What you are asked to do — For each line below that contains the string "with", copy that line.

* * * * *

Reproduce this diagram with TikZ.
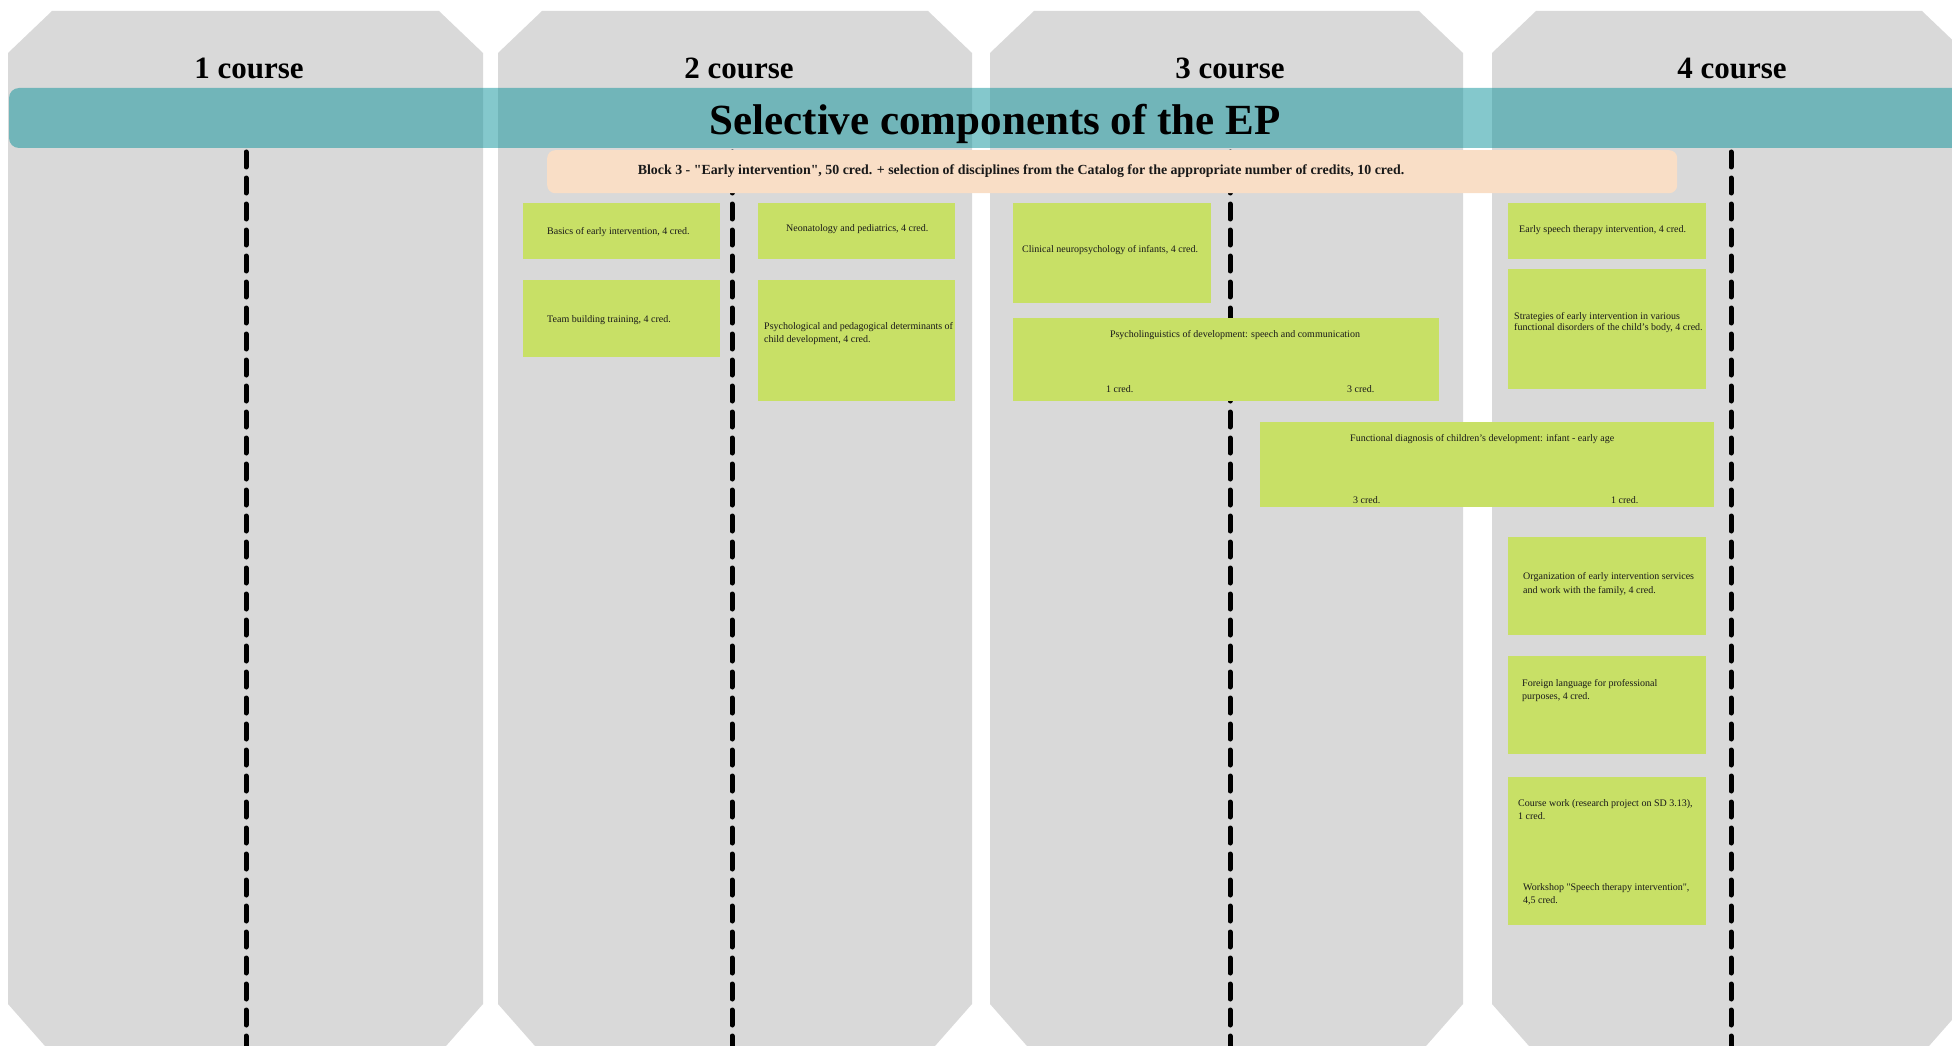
\documentclass[tikz,border=0pt]{standalone}
\usepackage{fontspec}
\setmainfont{Liberation Serif}[Ligatures=TeXOff]
\definecolor{panelgray}{RGB}{217,217,217}
\definecolor{bannerteal}{RGB}{10,146,154}
\definecolor{peach}{RGB}{249,222,198}
\definecolor{lime}{RGB}{200,224,102}
\definecolor{ink}{RGB}{25,25,25}
\tikzset{
 panel/.style={fill=panelgray, draw=none},
 divider/.style={line width=5pt, line cap=round, dash pattern=on 15pt off 11pt, black},
 gbox/.style={fill=lime, draw=none, anchor=north west, inner sep=0pt, outer sep=0pt},
 lbl/.style={anchor=west, inner sep=0pt, text=ink, font=\fontsize{10}{13.3}\selectfont, align=left},
 head/.style={anchor=base, inner sep=0pt, font=\fontsize{31}{31}\selectfont\bfseries},
}
\begin{document}
\begin{tikzpicture}[x=1pt,y=-1pt]
\useasboundingbox (0,0) rectangle (1952,1046);
\clip (0,0) rectangle (1952,1046);
% panels
\foreach \L/\R in {8/483, 498/972, 990/1463, 1492/1966}{
  \fill[panel] (\L+44,11) -- (\R-44,11) -- (\R,53) -- (\R,1004) -- (\R-37,1046)
     -- (\L+37,1046) -- (\L,1004) -- (\L,53) -- cycle;
}
% dividers
\foreach \X in {246,732,1230,1731}{
  \draw[divider] (\X,152) -- (\X,1070);
}
% headers
\node[head] (h1) at (249,79) {1 course};
\node[head] (h2) at (739,79) {2 course};
\node[head] (h3) at (1230,79) {3 course};
\node[head] (h4) at (1732,79) {4 course};
% banner
\fill[bannerteal, fill opacity=0.5, rounded corners=10pt] (9,88) rectangle (1985,148);
\node[anchor=base, inner sep=0pt, font=\fontsize{43}{43}\selectfont\bfseries] (title) at (995,135) {Selective components of the EP};
% block 3
\node[fill=peach, rounded corners=8pt, anchor=north west, minimum width=1130pt, minimum height=43pt, inner sep=0pt] (block) at (547,150) {};
\node[anchor=base, inner sep=0pt, text=ink, font=\fontsize{13.9}{14}\selectfont\bfseries] (blocktxt) at (1021,175) {Block 3 - "Early intervention", 50 cred. + selection of disciplines from the Catalog for the appropriate number of credits, 10 cred.};
% course 2
\node[gbox, minimum width=197pt, minimum height=56pt] (basics) at (523,203) {};
\node[lbl] (tbasics) at (547,232) {Basics of early intervention, 4 cred.};
\node[gbox, minimum width=197pt, minimum height=77pt] (team) at (523,280) {};
\node[lbl] (tteam) at (547,320) {Team building training, 4 cred.};
\node[gbox, minimum width=197pt, minimum height=56pt] (neo) at (758,203) {};
\node[lbl] (tneo) at (786,229) {Neonatology and pediatrics, 4 cred.};
\node[gbox, minimum width=197pt, minimum height=121pt] (psyped) at (758,280) {};
\node[lbl] (tpsyped) at (764,333.5) {Psychological and pedagogical determinants of\\child development, 4 cred.};
% course 3
\node[gbox, minimum width=198pt, minimum height=100pt] (clin) at (1013,203) {};
\node[lbl] (tclin) at (1022,250) {Clinical neuropsychology of infants, 4 cred.};
\node[gbox, minimum width=426pt, minimum height=83pt] (psyling) at (1013,318) {};
\node[lbl, anchor=center] (tpsyling) at (1235,335) {Psycholinguistics of development: speech and communication};
\node[lbl] (tpsyl1) at (1106,389) {1 cred.};
\node[lbl] (tpsyl3) at (1347,389) {3 cred.};
\node[gbox, minimum width=454pt, minimum height=85pt] (func) at (1260,422) {};
\node[lbl] (tfunc) at (1350,439) {Functional diagnosis of children’s development: infant - early age};
\node[lbl] (tfunc3) at (1353,500) {3 cred.};
\node[lbl] (tfunc1) at (1611,500) {1 cred.};
% course 4
\node[gbox, minimum width=198pt, minimum height=56pt] (speech) at (1508,203) {};
\node[lbl] (tspeech) at (1519,230) {Early speech therapy intervention, 4 cred.};
\node[gbox, minimum width=198pt, minimum height=120pt] (strat) at (1508,269) {};
\node[lbl, font=\fontsize{10}{11.7}\selectfont] (tstrat) at (1514,322.5) {Strategies of early intervention in various\\functional disorders of the child’s body, 4 cred.};
\node[gbox, minimum width=198pt, minimum height=98pt] (org) at (1508,537) {};
\node[lbl] (torg) at (1523,584) {Organization of early intervention services\\and work with the family, 4 cred.};
\node[gbox, minimum width=198pt, minimum height=98pt] (foreign) at (1508,656) {};
\node[lbl] (tforeign) at (1522,690.5) {Foreign language for professional\\purposes, 4 cred.};
\node[gbox, minimum width=198pt, minimum height=148pt] (cwork) at (1508,777) {};
\node[lbl] (tcwork) at (1518,809.5) {Course work (research project on SD 3.13),\\1 cred.};
\node[lbl] (tworkshop) at (1523,894.5) {Workshop "Speech therapy intervention",\\4,5 cred.};
\end{tikzpicture}
\end{document}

* * * * *

Output for this exercise —
Reproduce this diagram with TikZ.
\node[lbl] (torg) at (1523,584) {Organization of early intervention services\\and work with the family, 4 cred.};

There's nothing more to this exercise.